▶ Short task
Reproduce the material below line by line, beginning with its first line and ending with the line that contains "const nap10e = [1.2, 0.6, 0.6, 1.5, 0.8];"; leave out pictures.

▶ Supplied information
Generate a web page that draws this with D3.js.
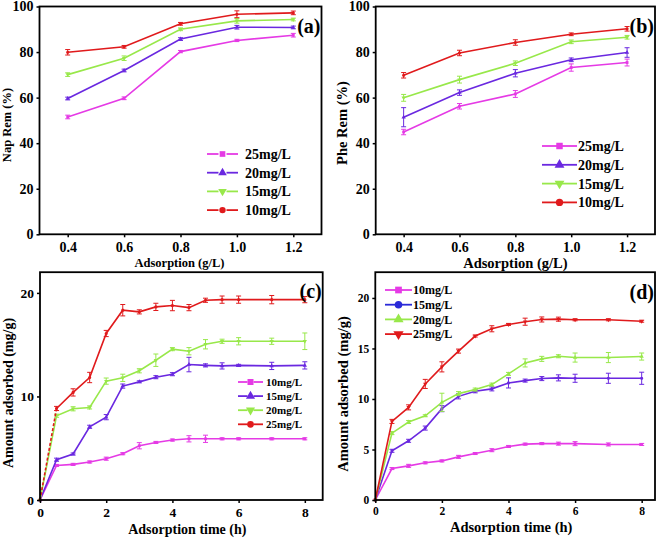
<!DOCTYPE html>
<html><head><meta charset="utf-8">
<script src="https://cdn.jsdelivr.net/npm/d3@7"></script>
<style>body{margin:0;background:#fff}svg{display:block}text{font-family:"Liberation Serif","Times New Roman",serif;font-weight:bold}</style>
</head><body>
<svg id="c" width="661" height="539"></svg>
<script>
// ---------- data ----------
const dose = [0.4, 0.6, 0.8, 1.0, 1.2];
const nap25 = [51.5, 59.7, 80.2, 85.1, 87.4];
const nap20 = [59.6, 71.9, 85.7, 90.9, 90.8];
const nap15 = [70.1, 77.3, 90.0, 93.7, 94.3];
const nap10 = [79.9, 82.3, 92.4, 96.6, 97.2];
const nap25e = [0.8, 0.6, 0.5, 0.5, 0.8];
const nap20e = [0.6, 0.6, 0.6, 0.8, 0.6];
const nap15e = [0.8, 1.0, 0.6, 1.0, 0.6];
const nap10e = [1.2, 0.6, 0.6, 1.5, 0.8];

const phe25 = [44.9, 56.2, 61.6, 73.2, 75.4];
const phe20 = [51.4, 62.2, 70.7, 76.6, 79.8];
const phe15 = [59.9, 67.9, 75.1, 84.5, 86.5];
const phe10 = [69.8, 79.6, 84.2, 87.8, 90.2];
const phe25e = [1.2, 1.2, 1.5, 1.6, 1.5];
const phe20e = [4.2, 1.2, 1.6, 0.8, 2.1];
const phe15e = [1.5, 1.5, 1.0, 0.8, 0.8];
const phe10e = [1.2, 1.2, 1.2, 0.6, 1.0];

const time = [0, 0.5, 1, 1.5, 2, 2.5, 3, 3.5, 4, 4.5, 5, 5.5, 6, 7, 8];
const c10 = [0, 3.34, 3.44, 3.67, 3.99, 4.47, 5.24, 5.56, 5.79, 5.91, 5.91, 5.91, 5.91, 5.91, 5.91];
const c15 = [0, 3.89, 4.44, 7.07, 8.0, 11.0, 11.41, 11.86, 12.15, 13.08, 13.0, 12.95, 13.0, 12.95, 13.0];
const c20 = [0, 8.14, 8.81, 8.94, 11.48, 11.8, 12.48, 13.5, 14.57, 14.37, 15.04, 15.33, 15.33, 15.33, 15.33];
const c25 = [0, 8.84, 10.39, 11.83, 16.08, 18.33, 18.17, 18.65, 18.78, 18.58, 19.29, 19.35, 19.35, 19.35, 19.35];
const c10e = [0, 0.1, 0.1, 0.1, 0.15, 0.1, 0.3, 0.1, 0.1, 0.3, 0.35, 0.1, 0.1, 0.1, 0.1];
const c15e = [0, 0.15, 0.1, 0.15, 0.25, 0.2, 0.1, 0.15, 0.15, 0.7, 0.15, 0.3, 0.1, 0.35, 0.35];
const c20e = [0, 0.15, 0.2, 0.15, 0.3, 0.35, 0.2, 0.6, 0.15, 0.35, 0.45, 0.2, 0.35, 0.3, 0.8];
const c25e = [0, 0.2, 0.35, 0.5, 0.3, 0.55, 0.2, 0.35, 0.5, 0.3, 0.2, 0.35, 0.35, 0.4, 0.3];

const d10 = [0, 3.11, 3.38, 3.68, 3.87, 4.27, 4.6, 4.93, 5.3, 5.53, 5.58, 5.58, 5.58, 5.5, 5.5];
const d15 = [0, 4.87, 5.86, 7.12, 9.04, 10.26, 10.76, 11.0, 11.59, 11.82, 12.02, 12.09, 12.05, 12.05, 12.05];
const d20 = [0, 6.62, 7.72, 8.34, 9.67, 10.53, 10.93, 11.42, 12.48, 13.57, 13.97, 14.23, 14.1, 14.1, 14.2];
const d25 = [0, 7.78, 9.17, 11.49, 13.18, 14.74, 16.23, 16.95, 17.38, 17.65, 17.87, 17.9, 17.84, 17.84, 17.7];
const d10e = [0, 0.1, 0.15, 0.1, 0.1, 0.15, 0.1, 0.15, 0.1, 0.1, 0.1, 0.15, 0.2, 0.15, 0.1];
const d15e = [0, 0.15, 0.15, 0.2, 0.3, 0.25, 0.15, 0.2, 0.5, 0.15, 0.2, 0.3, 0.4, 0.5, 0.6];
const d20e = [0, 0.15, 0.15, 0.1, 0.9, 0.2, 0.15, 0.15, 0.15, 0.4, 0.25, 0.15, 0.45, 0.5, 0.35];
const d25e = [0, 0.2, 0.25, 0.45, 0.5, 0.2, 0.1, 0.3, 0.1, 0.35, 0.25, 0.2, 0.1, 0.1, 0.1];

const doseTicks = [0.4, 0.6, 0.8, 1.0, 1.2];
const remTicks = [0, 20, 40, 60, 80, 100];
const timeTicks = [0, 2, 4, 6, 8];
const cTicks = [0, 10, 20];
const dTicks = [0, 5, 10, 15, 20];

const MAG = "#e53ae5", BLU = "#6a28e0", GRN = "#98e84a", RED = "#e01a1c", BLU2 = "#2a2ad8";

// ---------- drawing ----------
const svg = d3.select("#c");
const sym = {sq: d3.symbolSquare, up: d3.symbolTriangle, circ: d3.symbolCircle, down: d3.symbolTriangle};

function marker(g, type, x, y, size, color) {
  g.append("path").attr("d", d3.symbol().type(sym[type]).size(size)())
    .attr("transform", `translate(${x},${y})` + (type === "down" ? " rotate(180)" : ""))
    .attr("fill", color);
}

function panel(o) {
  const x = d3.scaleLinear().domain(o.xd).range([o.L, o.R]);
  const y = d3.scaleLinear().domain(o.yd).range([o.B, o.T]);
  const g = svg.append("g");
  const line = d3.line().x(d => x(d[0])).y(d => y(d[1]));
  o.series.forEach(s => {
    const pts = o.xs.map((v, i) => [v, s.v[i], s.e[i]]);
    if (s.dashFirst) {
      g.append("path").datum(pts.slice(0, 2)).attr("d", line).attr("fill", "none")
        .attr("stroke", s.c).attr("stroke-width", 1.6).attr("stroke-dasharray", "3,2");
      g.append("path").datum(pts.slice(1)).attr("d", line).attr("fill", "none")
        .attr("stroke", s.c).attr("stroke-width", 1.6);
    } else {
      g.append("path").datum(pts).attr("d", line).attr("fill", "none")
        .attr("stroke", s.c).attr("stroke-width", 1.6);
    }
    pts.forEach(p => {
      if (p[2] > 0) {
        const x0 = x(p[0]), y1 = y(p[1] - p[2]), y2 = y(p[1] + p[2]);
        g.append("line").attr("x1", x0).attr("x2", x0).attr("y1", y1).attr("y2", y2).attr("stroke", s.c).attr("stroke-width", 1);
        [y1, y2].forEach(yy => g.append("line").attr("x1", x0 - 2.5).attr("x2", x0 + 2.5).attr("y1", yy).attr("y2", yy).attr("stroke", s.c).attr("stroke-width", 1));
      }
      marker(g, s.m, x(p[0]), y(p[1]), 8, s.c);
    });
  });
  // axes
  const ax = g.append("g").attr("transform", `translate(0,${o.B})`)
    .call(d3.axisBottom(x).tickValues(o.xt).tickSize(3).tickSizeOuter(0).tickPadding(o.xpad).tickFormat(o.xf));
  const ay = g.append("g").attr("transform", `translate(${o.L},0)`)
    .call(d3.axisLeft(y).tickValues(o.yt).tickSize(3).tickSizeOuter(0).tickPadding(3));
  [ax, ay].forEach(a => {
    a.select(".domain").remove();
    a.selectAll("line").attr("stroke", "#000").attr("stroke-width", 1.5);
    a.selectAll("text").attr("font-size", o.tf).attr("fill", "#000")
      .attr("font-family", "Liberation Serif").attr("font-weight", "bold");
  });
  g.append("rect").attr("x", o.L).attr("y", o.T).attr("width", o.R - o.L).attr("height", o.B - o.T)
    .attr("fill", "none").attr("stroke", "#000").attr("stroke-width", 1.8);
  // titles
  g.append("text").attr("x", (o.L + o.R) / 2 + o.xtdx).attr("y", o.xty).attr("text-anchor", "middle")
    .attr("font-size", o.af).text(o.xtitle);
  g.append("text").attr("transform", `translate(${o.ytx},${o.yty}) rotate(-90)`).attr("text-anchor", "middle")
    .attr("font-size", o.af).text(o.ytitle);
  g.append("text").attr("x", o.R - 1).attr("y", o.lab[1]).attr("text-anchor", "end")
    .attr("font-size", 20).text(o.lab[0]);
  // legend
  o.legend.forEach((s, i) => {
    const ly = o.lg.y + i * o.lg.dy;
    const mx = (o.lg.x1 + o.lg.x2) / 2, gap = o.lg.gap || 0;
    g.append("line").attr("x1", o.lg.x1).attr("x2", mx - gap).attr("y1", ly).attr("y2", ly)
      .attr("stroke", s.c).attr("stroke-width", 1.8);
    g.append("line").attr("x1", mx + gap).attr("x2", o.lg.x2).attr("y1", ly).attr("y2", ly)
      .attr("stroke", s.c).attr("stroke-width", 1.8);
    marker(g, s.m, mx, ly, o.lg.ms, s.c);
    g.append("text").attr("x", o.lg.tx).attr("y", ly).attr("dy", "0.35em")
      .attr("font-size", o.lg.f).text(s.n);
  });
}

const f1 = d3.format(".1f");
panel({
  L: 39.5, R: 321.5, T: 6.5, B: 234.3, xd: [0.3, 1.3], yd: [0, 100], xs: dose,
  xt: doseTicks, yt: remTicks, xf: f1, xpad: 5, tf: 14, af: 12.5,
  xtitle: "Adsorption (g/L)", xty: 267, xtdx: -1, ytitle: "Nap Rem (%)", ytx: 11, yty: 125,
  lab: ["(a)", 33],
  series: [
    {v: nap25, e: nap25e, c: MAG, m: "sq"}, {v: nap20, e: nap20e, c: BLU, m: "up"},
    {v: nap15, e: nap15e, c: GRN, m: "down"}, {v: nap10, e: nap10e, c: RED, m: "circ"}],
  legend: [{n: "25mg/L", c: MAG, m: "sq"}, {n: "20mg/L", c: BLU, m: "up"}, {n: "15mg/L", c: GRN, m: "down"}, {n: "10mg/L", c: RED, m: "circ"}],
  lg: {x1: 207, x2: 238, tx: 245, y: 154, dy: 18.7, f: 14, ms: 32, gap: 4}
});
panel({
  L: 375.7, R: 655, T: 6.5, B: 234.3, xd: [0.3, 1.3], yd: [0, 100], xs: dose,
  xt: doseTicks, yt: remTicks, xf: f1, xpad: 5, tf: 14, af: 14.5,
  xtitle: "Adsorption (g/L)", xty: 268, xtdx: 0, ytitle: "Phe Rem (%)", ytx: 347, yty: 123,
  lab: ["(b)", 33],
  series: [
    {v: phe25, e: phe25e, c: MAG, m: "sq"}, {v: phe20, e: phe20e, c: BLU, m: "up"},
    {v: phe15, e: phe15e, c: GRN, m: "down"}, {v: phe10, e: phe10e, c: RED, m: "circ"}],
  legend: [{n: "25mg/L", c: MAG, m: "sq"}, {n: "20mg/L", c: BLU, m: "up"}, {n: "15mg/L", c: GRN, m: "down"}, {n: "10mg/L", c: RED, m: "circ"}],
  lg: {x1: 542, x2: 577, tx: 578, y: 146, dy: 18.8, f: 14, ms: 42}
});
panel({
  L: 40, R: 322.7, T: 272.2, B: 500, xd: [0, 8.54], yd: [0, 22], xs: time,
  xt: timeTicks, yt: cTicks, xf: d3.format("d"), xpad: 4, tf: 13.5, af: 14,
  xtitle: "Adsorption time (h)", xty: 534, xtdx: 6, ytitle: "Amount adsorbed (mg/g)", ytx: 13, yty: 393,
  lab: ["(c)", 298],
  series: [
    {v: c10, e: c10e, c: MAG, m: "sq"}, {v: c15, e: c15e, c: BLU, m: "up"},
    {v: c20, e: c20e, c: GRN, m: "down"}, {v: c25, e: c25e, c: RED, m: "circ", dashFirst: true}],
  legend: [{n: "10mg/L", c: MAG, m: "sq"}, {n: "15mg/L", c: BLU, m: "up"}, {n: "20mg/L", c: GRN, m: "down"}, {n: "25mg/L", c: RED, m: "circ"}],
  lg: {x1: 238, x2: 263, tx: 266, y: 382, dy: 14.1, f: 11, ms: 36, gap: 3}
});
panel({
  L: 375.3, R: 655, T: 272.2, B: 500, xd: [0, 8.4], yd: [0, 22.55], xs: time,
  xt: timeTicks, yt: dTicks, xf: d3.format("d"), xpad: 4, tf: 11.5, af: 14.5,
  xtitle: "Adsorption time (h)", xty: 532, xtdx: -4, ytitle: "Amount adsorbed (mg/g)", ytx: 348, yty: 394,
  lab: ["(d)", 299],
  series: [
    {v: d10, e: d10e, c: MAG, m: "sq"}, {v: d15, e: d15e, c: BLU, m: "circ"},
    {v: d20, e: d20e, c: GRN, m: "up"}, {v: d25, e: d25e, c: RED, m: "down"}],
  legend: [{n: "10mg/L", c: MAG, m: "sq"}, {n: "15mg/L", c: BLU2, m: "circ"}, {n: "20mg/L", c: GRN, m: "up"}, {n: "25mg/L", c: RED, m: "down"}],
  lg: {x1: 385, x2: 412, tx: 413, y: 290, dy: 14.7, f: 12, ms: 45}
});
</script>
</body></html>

▶ Task result
Generate a web page that draws this with D3.js.
<!DOCTYPE html>
<html><head><meta charset="utf-8">
<script src="https://cdn.jsdelivr.net/npm/d3@7"></script>
<style>body{margin:0;background:#fff}svg{display:block}text{font-family:"Liberation Serif","Times New Roman",serif;font-weight:bold}</style>
</head><body>
<svg id="c" width="661" height="539"></svg>
<script>
// ---------- data ----------
const dose = [0.4, 0.6, 0.8, 1.0, 1.2];
const nap25 = [51.5, 59.7, 80.2, 85.1, 87.4];
const nap20 = [59.6, 71.9, 85.7, 90.9, 90.8];
const nap15 = [70.1, 77.3, 90.0, 93.7, 94.3];
const nap10 = [79.9, 82.3, 92.4, 96.6, 97.2];
const nap25e = [0.8, 0.6, 0.5, 0.5, 0.8];
const nap20e = [0.6, 0.6, 0.6, 0.8, 0.6];
const nap15e = [0.8, 1.0, 0.6, 1.0, 0.6];
const nap10e = [1.2, 0.6, 0.6, 1.5, 0.8];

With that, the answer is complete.